Telling Stories with Tomie dePaola was a 2001 children's television series produced by The Jim Henson Company.

==Plot==
This show is about Tomie dePaola and his squirrel sidekick Gabe who present stories revolving around his storybook characters. He also has some guest storytellers stop by.

==Characters==
- Tomie dePaola (himself) is the main character of the series.
- Gabe the Squirrel (performed by John Kennedy) is a mischievous red squirrel who is Tomie's friend, confidant, and muse.
- The Animal Band is a group of woodland creatures that Gabe the Squirrel visits every episode. It consists of a raccoon on keytar (performed by John Kennedy), a weasel on guitar (performed by Julianne Buescher), a rabbit on drums (performed by James Murray), a penguin on bass guitar (performed by Greg Ballora), and three other rabbits in sunglasses where one plays the saxophone and the other two serve as the backup singers. They sing about the topic of each episode.
- Strega Nona (performed by Bill Barretta) is an elderly lady who always wants help from her friends Big Anthony and Bambolona.
  - Big Anthony (performed by John Kennedy) is a tall dimwitted man who is one of Strega Nona's friends.
  - Bambolona (performed by Julianne Buescher) is one of Strega Nona's friends. With Bambolona being a live-hand puppet, Julianne Buescher is assisted in performing her by James Murray who operates Bambolona's right hand.
- Goat (performed by James Murray) is an unnamed goat that appeared in the "Strega Nona" segments. He and Bambolona don't get along very well as Bambolona claims that it doesn't really help at all, but the goat is usually shown to have more intelligence than most of the characters. The character of "Goat" was based on the designs from Tomie dePaola's illustrated "Strega Nona" books. The design featured a departure from the traditional Muppet-look appearance as the goal was to match the water color illustrations found in the book.
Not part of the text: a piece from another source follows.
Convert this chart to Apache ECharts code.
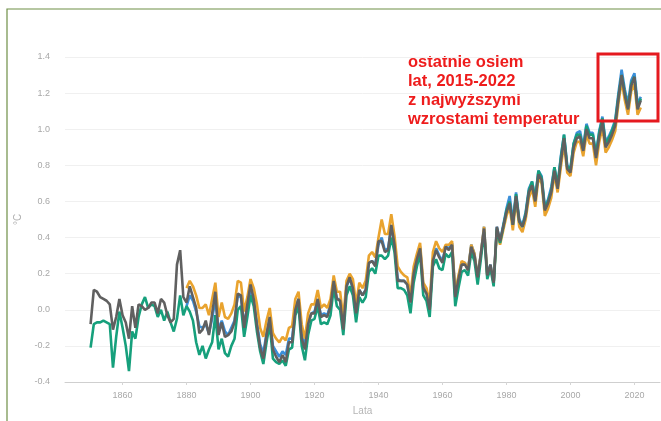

His puppet was built by James Wojtal working under the supervision of Rollie Krewson.

==Episodes==
1. "Tales Around the Table" (August 6, 2001)
2. "Where Do You Get Ideas?" (August 7, 2001)
3. "What's a Story?" (August 8, 2001)
4. "Stories For Myself" (August 9, 2001)
5. "Food as Storytelling" (August 10, 2001)
6. "That's a Story?!?" (August 13, 2001)
7. "Getting Started" (August 14, 2001)
8. "Character" (August 15, 2001)
9. "Setting" (August 16, 2001)
10. "Point of View" (August 17, 2001)
11. "Performance of Storytelling" (August 20, 2001)
12. "Every Picture Tells a Story" (August 21, 2001)
13. "Making Sense of Our World Through Stories" (August 22, 2001)
14. "Taking a Chance" (August 23, 2001)
15. "Finding Your Audience" (August 24, 2001)
16. "Funny" (August 27, 2001)
17. "Scary" (August 28, 2001)
18. "Moods: Happy/Sad" (August 29, 2001)
19. "History" (August 30, 2001)
20. "Music" (August 31, 2001)
21. "Make Believe Stories" (September 4, 2001)
22. "Real Stories" (September 5, 2001)
23. "More Than One Way to Tell a Tale - Versions" (September 6, 2001)
24. "More Than One Way to Tell a Tale - Techniques" (September 7, 2001)
25. "Putting Heart Into Your Story" (September 10, 2001)
26. "Collaboration" (September 11, 2001)

==Cast==
- Tomie dePaola - Himself

===Puppeteers===
- Bill Barretta - Strega Nona, Pepe the King Prawn (episode 8)
- Julianne Buescher - Bambolona, Guitar-Playing Weasel
- John Kennedy - Gabe the Squirrel, Keytar-Playing Raccoon, Big Anthony
- Greg Ballora - Bass Guitar-Playing Penguin
- Alison Mork -
- James Murray - Drum-Playing Rabbit, Goat, Right Hand of Bambolona
- Steve Whitmire - Kermit the Frog (episode 25), Rizzo the Rat (episode 25)

==Other appearances==
- The puppet for Gabe the Squirrel later appeared in Bear in the Big Blue House as Skippy the Squirrel.
- The puppets for Gabe the Squirrel and the Goat have been used in different Henson Alternative projects:
  - The puppets for Gabe the Squirrel and the Goat later appeared in Puppet Up!.
  - The puppet for the Goat later appeared in Simian Undercover Detective Squad episode "It's a Mad, Mad, Mad, Mad Goat" as Mad Goat.
  - The puppets for Gabe the Squirrel and the Goat appear in Neil's Puppet Dreams.
  - The puppets for Gabe the Squirrel and the Goat appear in No, You Shut Up!.